— START OF Recorded information —
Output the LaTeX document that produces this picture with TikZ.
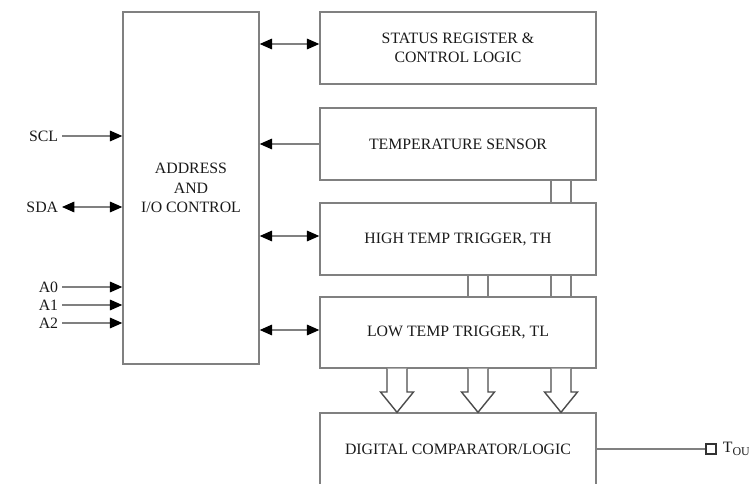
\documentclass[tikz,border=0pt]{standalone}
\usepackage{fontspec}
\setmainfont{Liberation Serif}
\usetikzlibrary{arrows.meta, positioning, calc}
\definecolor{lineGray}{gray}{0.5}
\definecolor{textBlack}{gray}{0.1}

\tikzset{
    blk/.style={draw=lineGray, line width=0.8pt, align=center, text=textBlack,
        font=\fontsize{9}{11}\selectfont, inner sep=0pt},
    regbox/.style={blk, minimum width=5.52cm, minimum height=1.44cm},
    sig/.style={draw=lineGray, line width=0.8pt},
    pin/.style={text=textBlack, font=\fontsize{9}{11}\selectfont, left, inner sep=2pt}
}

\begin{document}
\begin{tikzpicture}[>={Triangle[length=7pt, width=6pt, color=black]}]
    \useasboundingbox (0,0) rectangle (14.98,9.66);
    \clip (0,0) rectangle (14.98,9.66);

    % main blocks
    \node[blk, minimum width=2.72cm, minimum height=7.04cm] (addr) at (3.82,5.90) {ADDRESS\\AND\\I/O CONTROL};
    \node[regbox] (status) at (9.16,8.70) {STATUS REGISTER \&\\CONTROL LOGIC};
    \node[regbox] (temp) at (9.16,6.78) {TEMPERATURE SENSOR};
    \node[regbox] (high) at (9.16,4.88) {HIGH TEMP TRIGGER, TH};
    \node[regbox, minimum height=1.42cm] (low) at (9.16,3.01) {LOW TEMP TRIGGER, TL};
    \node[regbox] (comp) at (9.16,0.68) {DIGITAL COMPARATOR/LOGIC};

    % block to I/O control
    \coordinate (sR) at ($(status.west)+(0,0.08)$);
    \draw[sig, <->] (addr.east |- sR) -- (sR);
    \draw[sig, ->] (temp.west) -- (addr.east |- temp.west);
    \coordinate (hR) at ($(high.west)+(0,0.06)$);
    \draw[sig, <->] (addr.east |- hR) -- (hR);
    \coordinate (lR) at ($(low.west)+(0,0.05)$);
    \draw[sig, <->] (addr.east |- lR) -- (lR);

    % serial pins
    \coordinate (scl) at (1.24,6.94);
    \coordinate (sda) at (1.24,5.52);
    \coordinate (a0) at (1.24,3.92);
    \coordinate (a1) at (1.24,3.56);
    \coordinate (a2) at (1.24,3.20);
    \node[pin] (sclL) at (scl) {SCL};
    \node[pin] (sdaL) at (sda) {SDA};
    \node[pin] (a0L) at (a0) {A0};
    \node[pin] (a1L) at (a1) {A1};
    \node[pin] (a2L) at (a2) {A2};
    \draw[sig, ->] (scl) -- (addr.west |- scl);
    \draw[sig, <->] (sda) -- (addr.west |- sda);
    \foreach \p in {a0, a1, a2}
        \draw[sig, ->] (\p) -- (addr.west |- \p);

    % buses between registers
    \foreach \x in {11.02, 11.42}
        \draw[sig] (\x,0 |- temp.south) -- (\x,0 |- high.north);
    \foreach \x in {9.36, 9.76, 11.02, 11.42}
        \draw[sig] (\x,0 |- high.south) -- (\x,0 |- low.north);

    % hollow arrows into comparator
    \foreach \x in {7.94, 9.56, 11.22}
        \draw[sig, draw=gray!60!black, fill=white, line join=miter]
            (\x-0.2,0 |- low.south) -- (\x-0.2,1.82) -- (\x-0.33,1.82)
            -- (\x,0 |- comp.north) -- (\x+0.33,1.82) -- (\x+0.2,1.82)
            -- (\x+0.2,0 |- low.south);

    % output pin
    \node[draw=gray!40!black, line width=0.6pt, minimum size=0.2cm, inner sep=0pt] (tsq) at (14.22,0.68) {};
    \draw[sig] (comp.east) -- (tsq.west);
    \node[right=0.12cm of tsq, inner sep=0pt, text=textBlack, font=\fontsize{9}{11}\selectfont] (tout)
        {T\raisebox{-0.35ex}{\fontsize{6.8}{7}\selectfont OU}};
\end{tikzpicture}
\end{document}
— END OF Recorded information —
* Brief
Except for the pictures, reproduce every line exactly.

* Answer to this exercise
Output the LaTeX document that produces this picture with TikZ.
\documentclass[tikz,border=0pt]{standalone}
\usepackage{fontspec}
\setmainfont{Liberation Serif}
\usetikzlibrary{arrows.meta, positioning, calc}
\definecolor{lineGray}{gray}{0.5}
\definecolor{textBlack}{gray}{0.1}

\tikzset{
    blk/.style={draw=lineGray, line width=0.8pt, align=center, text=textBlack,
        font=\fontsize{9}{11}\selectfont, inner sep=0pt},
    regbox/.style={blk, minimum width=5.52cm, minimum height=1.44cm},
    sig/.style={draw=lineGray, line width=0.8pt},
    pin/.style={text=textBlack, font=\fontsize{9}{11}\selectfont, left, inner sep=2pt}
}

\begin{document}
\begin{tikzpicture}[>={Triangle[length=7pt, width=6pt, color=black]}]
    \useasboundingbox (0,0) rectangle (14.98,9.66);
    \clip (0,0) rectangle (14.98,9.66);

    % main blocks
    \node[blk, minimum width=2.72cm, minimum height=7.04cm] (addr) at (3.82,5.90) {ADDRESS\\AND\\I/O CONTROL};
    \node[regbox] (status) at (9.16,8.70) {STATUS REGISTER \&\\CONTROL LOGIC};
    \node[regbox] (temp) at (9.16,6.78) {TEMPERATURE SENSOR};
    \node[regbox] (high) at (9.16,4.88) {HIGH TEMP TRIGGER, TH};
    \node[regbox, minimum height=1.42cm] (low) at (9.16,3.01) {LOW TEMP TRIGGER, TL};
    \node[regbox] (comp) at (9.16,0.68) {DIGITAL COMPARATOR/LOGIC};

    % block to I/O control
    \coordinate (sR) at ($(status.west)+(0,0.08)$);
    \draw[sig, <->] (addr.east |- sR) -- (sR);
    \draw[sig, ->] (temp.west) -- (addr.east |- temp.west);
    \coordinate (hR) at ($(high.west)+(0,0.06)$);
    \draw[sig, <->] (addr.east |- hR) -- (hR);
    \coordinate (lR) at ($(low.west)+(0,0.05)$);
    \draw[sig, <->] (addr.east |- lR) -- (lR);

    % serial pins
    \coordinate (scl) at (1.24,6.94);
    \coordinate (sda) at (1.24,5.52);
    \coordinate (a0) at (1.24,3.92);
    \coordinate (a1) at (1.24,3.56);
    \coordinate (a2) at (1.24,3.20);
    \node[pin] (sclL) at (scl) {SCL};
    \node[pin] (sdaL) at (sda) {SDA};
    \node[pin] (a0L) at (a0) {A0};
    \node[pin] (a1L) at (a1) {A1};
    \node[pin] (a2L) at (a2) {A2};
    \draw[sig, ->] (scl) -- (addr.west |- scl);
    \draw[sig, <->] (sda) -- (addr.west |- sda);
    \foreach \p in {a0, a1, a2}
        \draw[sig, ->] (\p) -- (addr.west |- \p);

    % buses between registers
    \foreach \x in {11.02, 11.42}
        \draw[sig] (\x,0 |- temp.south) -- (\x,0 |- high.north);
    \foreach \x in {9.36, 9.76, 11.02, 11.42}
        \draw[sig] (\x,0 |- high.south) -- (\x,0 |- low.north);

    % hollow arrows into comparator
    \foreach \x in {7.94, 9.56, 11.22}
        \draw[sig, draw=gray!60!black, fill=white, line join=miter]
            (\x-0.2,0 |- low.south) -- (\x-0.2,1.82) -- (\x-0.33,1.82)
            -- (\x,0 |- comp.north) -- (\x+0.33,1.82) -- (\x+0.2,1.82)
            -- (\x+0.2,0 |- low.south);

    % output pin
    \node[draw=gray!40!black, line width=0.6pt, minimum size=0.2cm, inner sep=0pt] (tsq) at (14.22,0.68) {};
    \draw[sig] (comp.east) -- (tsq.west);
    \node[right=0.12cm of tsq, inner sep=0pt, text=textBlack, font=\fontsize{9}{11}\selectfont] (tout)
        {T\raisebox{-0.35ex}{\fontsize{6.8}{7}\selectfont OU}};
\end{tikzpicture}
\end{document}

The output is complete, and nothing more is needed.